Mais en dehors des manipulations, le nationalisme existe. Il est probable que même au Zimbabwe l’opinion serait opposée à une intervention extérieure, même si elle rejette largement la tyrannie de M. Mugabe. Et c’est d’ailleurs par rapport à ces deux contraintes (souveraineté et nationalisme) que l’Afrique du Sud, pourtant démocratique, laisse faire, alors qu’une intervention de sa part aurait entraîné la chute du dictateur d’Harare. En France tout le monde semble concerné par le sort tragique de madame Bétancourt au point d’ailleurs de donner l’impression que l’obstacle à sa libération serait le gouvernement colombien et non les Farc. Or qu’on le veuille ou non l’immense majorité des Colombiens est derrière M. Uribe et vit très mal la mansuétude que l’on semble avoir vis-à-vis des Farc. Au demeurant qui se préoccuperait de madame Bétancourt si elle n’était pas aussi française ? Et pour défendre les droits de l’homme il paraît indispensable de négocier avec les terroristes et les preneurs d’otages.
Certes, par rapport à la situation prévalant il y a de cela trente ans, la porosité sociale du monde s’est accrue. Mais il n’y a dans cette évolution aucun caractère mécanique ou linéaire. A la souveraineté et au nationalisme s’ajoute un troisième obstacle : celui des intérêts des Etats démocratiques dans les pays qui ne le sont pas ou peu. Là encore, on peut déplorer cette réalité. Mais elle existe et s’exacerbe dans un monde globalisé et plus compétitif où la quête de nouveaux marchés influence de plus en plus la stratégie des Etats.
On n’avancera pas d’un iota sur les droits de l’homme si on nie ces obstacles. En revanche, il ne serait moralement et politiquement pas acceptable de s’appuyer sur ces contraintes pour ne rien faire.
En premier lieu, il faut laisser l’opinion publique faire son travail de mobilisation des consciences, y compris dans ses outrances. Il y a bien sûr des appareils diplomatiques qui déplorent, même chez nous, cette opinion publique « irresponsable » qui afficherait ses bons sentiments en méconnaissance de cause. Mais l’infantilisme et l’inactivité ne sont pas toujours là où l’on croit. Si, dans les années cinquante, l’opinion publique avait été plus puissante, les aventures coloniales auraient été sans doute moins longues et moins douloureuses.

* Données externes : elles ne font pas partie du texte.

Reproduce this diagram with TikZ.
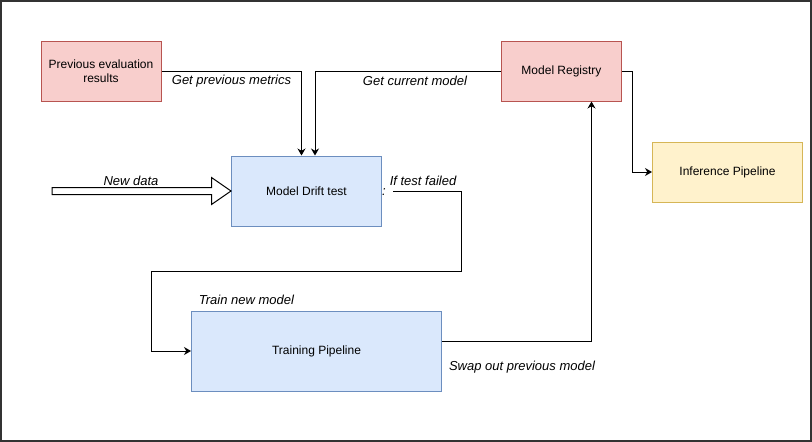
\documentclass[tikz,border=0pt]{standalone}
\usepackage{fontspec}
\setmainfont{Liberation Sans}
\usepackage{tikz}
\usetikzlibrary{positioning}
\usetikzlibrary{arrows.meta}
\definecolor{redfill}{HTML}{F8CECC}
\definecolor{redline}{HTML}{B85450}
\definecolor{bluefill}{HTML}{DAE8FC}
\definecolor{blueline}{HTML}{6C8EBF}
\definecolor{yellowfill}{HTML}{FFF2CC}
\definecolor{yellowline}{HTML}{D6B656}
\tikzstyle{basicblock} = [rectangle, line width=1pt, text centered, align=center, font=\fontsize{12}{14}\selectfont, inner sep=0pt]
\tikzstyle{store} = [basicblock, minimum width=120pt, minimum height=60pt, draw=redline, fill=redfill]
\tikzstyle{stage} = [basicblock, draw=blueline, fill=bluefill]
\tikzstyle{serve} = [basicblock, minimum width=150pt, minimum height=60pt, draw=yellowline, fill=yellowfill]
\tikzstyle{edgelabel} = [font=\fontsize{13}{15}\selectfont\itshape, inner sep=0pt, text height=9.3pt, text depth=2.7pt]
\tikzstyle{arrow} = [line width=1pt, -{Stealth[length=7pt,width=8pt]}]
\tikzstyle{hollow} = [line width=1pt, draw=black, fill=white, line join=miter]

\begin{document}
\begin{tikzpicture}[x=1pt, y=-1pt]

	\useasboundingbox (0,0) rectangle (812,442);
	\draw[line width=2pt, black!80] (1,1) rectangle (811,441);



	\node (prevResults) [store] at (101,71) {Previous evaluation\\results};

	\node (modelRegistry) [store] at (561.5,71) {Model Registry};

	\node (inferencePipe) [serve, below right=40pt and 30pt of modelRegistry] {Inference Pipeline};

	\node (driftTest) [stage, minimum width=150pt, minimum height=70pt] at (306.5,191) {Model Drift test};

	\node (trainPipe) [stage, minimum width=250pt, minimum height=80pt] at (316.5,351) {Training Pipeline};

	\coordinate (dataIn) at (52,191);
	\coordinate (failStart) at ([xshift=11pt]driftTest.east);
	\coordinate (failTurn) at (461,271);
	\coordinate (loopLeft) at (151,271);



	\draw [hollow] (dataIn) ++(0,-3.5) -- ++(159.5,0) -- ++(0,-10) -- (driftTest.west) -- ++(-19.5,13.5) -- ++(0,-10) -- ++(-159.5,0) -- cycle;

	\draw [arrow] (prevResults.east) -| ([xshift=-5pt]driftTest.north);
	\draw [arrow] (modelRegistry.west) -| ([xshift=8.5pt]driftTest.north);

	\draw [arrow] (modelRegistry.east) -- ++(10,0) |- (inferencePipe.west);

	\draw [arrow] (failStart) -| (failTurn) -- (loopLeft) |- (trainPipe.west);

	\draw [arrow] ([yshift=10pt]trainPipe.east) -| ([xshift=30pt]modelRegistry.south);



	\node (newDataLbl) [edgelabel] at (131,182) {New data};
	\node (prevLbl) [edgelabel] at (231.5,81) {Get previous metrics};
	\node (currentLbl) [edgelabel] at (415,82) {Get current model};
	\node (failLbl) [edgelabel] at (423,182) {If test failed};
	\node (colonLbl) [edgelabel] at (384,192) {:};
	\node (trainLbl) [edgelabel] at (246.5,301) {Train new model};
	\node (swapLbl) [edgelabel] at (522,367) {Swap out previous model};

\end{tikzpicture}
\end{document}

En second lieu, il n’est pas inutile ou inopérant de procéder, notamment en Europe, à une mutualisation de la protestation. En matière de droits de l’homme, les prises de parole, surtout collectives, sont toujours salutaires. Si les Européens reçoivent collectivement le Dalaï Lama à Bruxelles, il sera difficile pour Pékin de contrer tous les Etats européens. Car même si nous ne parvenons pas à influencer la politique de la Chine il est capital que celle-ci ne se croit pas détentrice d'un droit de véto sur qui nous devons ou ne devons pas recevoir.
On oppose souvent droits de l’homme et realpolitik. Il est temps d’intégrer les premiers à l’exercice de la seconde. De ce point de vue maintenir l’incertitude sur le boycott des Jeux constitue une manière réaliste de peser sur la Chine.
Enfin, il importe plus que jamais de dialoguer avec les opposants à tous les régimes non démocratiques. Or cet effort la diplomatie française le fait très peu de peur de froisser les régimes en place. Défendre les droits de l’homme est une œuvre de longue haleine et non une affaire de coups d’éclats.